[Question] Will an Overconfident AGI Mistakenly Expect to Conquer the World?

Link post

I’m wondering how selection effects will influence the first serious attempt by an AGI to take over the world.

My question here is inspired by thoughts about people who say AGI couldn’t conquer the world because it will depend on humans to provide electricity, semiconductors, etc.

For the purposes of this post, I’m assuming that AI becomes mostly smarter than any single human via advances that are comparable to the kind of innovations that have driven AI over the past decade.

I’m assuming that capabilities are advancing at roughly the same pace as they advanced over the past decade. Let’s say no more than a 5x speedup. So nothing that I’d classify as foom. Foom is not imminent.

I’m assuming AIs will not be much more risk-averse than are humans. I’m unsure whether developers will have much control over this, and whether they’ll want AIs to be risk-averse.

I expect this world to have at least as much variety of AIs near the cutting edge as we have today. So it will at least weakly qualify as a multipolar scenario.

This scenario seems to imply a wide variation among leading AIs as to how wisely they evaluate their abilities.

Which suggests that before there’s an AGI that is capable of taking over the world, there will be an AGI which mistakenly believes it can take over the world. Given mildly pessimistic assumptions about the goals of the leading AGIs, this AGI will attempt to conquer the world before one of the others does.

I’m imagining the AGI is comparable to a child with an IQ of 200, and unusual access to resources.

This AGI would be better than, say, the US government or Google at tasks where it can get decent feedback through experience, such as manipulating public opinion.

Tasks such as fighting wars seem likely to be harder for it to handle, since they require having causal models that are hard to test. The first AGIs seem likely to be somewhat weak at creating these causal models compared to other IQ-like capabilities.

So I imagine one or two AGIs might end up being influenced by evidence that’s less direct, such as Eliezer’s claims about about the ease with which a superintelligence could create Drexlerian nanotech.

I can imagine a wide range of outcomes, in which either humans shut down the AGI, or the AGI dies due to inability to maintain its technology:

  • a fire alarm

  • progress is set back by a century

  • enough humans die that some other primate species ends up building the next AGI

  • Earth becomes lifeless

Some of you will likely object that an AGI will be wise enough to be better calibrated about its abilities than a human. That will undoubtedly become true if the AGI takes enough time to mature before taking decisive action. But a multipolar scenario can easily pressure an AGI to act before other AGIs with different values engage in similar attempts to conquer the world.
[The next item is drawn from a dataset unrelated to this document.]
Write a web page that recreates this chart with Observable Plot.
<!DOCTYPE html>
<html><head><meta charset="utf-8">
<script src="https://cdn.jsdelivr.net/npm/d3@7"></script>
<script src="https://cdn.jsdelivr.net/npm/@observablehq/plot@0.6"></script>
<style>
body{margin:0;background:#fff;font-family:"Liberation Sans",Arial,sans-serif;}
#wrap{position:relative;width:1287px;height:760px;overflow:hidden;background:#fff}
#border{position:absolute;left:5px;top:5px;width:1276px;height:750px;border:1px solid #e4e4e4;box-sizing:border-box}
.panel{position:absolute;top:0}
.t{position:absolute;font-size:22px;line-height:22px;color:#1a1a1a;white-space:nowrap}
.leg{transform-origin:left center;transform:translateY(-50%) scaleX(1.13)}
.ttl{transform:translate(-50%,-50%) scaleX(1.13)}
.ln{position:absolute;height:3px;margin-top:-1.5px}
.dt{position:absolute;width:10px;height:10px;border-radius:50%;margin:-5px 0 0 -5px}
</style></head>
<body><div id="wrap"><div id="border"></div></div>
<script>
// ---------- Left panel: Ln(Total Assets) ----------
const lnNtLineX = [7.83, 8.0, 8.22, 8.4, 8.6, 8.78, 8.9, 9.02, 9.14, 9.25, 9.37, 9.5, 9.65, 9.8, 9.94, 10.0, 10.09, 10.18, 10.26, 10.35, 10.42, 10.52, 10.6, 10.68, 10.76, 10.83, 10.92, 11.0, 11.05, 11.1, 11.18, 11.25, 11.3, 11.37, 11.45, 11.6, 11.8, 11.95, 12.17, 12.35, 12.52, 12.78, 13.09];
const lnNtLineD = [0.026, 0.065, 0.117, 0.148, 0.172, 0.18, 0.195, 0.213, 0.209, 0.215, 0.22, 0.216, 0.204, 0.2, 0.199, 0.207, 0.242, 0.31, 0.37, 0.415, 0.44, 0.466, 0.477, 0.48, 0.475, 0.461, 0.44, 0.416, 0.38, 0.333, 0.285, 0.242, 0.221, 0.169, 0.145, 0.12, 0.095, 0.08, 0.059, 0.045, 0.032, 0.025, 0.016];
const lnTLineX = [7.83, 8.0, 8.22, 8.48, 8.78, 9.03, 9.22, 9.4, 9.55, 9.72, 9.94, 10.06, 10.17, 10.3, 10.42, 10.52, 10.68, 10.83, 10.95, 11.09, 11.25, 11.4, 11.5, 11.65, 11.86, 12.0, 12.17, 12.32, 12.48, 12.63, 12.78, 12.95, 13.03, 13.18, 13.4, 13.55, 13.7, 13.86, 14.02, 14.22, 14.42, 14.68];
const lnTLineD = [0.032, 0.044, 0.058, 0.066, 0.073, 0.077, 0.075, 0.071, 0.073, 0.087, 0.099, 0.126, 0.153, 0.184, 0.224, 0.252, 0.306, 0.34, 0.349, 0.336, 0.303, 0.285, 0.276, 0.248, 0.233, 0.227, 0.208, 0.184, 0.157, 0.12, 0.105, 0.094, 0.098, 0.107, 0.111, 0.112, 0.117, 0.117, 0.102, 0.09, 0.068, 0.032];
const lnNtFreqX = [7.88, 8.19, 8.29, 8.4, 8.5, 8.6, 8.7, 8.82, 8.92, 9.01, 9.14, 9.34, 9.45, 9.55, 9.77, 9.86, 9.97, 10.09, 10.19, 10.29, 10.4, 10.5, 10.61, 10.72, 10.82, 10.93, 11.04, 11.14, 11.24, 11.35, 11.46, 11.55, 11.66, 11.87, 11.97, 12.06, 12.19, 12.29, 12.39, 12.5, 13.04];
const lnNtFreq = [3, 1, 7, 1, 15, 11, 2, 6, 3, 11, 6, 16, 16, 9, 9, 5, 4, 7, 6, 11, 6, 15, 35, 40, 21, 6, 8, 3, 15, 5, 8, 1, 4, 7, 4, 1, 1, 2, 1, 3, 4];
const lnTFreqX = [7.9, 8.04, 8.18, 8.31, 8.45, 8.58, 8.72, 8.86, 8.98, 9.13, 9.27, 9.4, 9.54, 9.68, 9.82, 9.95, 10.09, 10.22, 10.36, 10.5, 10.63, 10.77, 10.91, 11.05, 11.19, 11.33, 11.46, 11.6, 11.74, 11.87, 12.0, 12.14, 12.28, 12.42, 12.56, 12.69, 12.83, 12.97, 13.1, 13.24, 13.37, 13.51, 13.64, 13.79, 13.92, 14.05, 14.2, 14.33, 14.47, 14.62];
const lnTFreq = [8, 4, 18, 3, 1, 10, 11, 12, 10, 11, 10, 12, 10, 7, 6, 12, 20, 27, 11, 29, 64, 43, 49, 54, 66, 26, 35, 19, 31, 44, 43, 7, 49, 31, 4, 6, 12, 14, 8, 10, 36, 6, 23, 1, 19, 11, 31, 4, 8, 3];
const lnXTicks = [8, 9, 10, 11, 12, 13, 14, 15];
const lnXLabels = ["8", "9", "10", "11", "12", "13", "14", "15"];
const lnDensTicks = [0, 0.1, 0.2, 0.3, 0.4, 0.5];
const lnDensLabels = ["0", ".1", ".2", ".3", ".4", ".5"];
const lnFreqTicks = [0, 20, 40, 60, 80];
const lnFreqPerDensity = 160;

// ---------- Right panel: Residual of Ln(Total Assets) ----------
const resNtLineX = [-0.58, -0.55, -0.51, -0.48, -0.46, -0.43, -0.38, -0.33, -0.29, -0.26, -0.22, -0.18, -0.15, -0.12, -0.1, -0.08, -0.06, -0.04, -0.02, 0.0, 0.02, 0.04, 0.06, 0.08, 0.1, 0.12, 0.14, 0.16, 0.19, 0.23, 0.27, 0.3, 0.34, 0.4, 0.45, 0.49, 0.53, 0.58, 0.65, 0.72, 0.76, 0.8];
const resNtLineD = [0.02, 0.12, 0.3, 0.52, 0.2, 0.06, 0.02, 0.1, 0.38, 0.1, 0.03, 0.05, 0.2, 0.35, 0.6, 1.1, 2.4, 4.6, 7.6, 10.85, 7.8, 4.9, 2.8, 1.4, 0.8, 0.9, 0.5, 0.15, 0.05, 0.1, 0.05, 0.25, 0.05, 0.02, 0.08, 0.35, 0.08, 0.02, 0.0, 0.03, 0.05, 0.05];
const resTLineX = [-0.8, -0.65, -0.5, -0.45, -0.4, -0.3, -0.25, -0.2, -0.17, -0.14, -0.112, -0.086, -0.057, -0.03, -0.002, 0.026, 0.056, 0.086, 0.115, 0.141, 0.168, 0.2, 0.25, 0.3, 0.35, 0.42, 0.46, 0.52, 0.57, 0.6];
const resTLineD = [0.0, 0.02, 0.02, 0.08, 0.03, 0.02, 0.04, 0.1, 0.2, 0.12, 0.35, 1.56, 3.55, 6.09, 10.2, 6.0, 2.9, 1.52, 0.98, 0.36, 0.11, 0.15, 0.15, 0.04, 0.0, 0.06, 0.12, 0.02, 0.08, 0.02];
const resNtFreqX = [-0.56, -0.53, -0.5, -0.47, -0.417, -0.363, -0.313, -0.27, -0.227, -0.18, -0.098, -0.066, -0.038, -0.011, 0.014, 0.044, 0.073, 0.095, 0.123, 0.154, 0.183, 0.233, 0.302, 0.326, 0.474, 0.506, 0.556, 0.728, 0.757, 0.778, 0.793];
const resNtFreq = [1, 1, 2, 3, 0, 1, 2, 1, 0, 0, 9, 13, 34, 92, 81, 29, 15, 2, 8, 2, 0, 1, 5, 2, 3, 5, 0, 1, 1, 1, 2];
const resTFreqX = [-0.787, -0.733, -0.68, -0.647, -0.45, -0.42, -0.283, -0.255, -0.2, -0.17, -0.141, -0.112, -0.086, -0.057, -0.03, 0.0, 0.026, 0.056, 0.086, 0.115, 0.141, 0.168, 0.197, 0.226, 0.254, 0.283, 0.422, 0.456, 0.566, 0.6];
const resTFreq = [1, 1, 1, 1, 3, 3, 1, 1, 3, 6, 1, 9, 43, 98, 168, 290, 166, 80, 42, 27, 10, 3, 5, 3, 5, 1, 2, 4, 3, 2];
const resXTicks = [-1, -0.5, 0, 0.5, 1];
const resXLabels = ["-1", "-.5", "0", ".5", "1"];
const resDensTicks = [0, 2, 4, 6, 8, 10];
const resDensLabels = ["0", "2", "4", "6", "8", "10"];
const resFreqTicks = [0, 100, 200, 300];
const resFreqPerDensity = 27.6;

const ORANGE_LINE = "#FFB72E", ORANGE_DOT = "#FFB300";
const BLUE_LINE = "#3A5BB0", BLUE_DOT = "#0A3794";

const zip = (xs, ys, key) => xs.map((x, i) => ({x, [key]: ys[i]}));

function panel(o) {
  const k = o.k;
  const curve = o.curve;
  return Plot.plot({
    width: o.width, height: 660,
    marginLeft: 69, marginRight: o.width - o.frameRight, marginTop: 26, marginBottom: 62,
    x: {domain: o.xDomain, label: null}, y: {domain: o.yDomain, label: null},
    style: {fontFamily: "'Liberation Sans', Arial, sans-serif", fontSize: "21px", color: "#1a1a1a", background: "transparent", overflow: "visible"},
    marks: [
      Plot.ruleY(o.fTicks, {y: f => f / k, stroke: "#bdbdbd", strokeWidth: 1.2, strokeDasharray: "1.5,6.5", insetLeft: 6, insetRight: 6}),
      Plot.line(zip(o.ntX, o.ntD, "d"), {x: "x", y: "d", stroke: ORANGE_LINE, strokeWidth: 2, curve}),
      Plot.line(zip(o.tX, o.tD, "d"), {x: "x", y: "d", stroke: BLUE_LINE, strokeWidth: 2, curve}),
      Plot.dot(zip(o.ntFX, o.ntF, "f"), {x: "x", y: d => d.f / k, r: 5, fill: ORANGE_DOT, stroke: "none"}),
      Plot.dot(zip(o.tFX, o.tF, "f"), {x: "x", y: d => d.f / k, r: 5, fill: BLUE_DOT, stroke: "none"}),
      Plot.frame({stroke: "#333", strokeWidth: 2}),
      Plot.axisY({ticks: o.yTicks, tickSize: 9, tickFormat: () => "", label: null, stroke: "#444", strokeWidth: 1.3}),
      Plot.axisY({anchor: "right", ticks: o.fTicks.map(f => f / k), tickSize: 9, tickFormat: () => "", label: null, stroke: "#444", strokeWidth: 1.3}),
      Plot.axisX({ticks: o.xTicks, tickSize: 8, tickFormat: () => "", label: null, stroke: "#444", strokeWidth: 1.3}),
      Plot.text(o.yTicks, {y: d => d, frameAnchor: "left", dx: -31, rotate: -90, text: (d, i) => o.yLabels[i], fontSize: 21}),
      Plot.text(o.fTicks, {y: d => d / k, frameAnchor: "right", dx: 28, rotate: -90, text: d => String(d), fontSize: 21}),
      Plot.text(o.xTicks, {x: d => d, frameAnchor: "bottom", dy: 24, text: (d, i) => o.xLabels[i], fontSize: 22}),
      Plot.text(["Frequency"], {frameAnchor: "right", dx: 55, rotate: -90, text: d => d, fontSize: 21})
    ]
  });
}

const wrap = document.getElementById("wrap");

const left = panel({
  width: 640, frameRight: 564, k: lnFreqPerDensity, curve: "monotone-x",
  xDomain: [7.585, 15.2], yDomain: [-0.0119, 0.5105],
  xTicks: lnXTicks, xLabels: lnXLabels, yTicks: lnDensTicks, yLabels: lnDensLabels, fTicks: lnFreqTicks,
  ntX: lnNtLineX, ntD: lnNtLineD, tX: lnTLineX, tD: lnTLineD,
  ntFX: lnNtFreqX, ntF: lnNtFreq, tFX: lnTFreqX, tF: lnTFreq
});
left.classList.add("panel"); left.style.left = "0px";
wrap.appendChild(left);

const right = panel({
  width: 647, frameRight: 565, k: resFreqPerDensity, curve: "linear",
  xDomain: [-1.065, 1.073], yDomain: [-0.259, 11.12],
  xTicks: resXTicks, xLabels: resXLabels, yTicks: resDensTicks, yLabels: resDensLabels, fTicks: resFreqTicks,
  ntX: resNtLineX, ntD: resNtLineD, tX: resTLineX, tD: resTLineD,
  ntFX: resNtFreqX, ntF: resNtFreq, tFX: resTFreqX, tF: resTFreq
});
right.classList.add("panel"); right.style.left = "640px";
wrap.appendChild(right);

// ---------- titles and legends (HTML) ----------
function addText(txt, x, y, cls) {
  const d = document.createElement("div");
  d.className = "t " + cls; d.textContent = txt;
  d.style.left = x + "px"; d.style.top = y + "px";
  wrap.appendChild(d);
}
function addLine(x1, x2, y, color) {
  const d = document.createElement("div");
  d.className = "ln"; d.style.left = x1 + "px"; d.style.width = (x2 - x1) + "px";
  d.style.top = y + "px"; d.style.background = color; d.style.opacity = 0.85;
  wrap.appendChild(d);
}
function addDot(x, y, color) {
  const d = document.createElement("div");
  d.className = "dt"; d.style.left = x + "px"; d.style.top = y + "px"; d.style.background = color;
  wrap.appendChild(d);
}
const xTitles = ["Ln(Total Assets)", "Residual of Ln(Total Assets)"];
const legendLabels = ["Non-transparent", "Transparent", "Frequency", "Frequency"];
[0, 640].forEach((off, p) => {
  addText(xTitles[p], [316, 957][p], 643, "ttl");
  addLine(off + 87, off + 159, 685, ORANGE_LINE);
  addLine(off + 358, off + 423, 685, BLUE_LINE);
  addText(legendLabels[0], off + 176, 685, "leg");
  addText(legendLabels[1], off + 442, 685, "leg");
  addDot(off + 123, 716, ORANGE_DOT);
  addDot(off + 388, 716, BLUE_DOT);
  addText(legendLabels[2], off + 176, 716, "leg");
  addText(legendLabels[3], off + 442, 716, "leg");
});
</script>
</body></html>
We’ve got plenty of evidence from humans that being well calibrated about predictions is not highly correlated with capabilities. I expect AGIs to be well calibrated on predictions that can be easily tested. But I don’t see what would make an early-stage AGI well calibrated about novel interactions with humans.

How much attention should we pay to this scenario?

My gut reaction is that given my (moderately likely?) assumptions about take-off speeds and extent of multipolarity, something like this has over a 10% chance of happening. Am I missing anything important?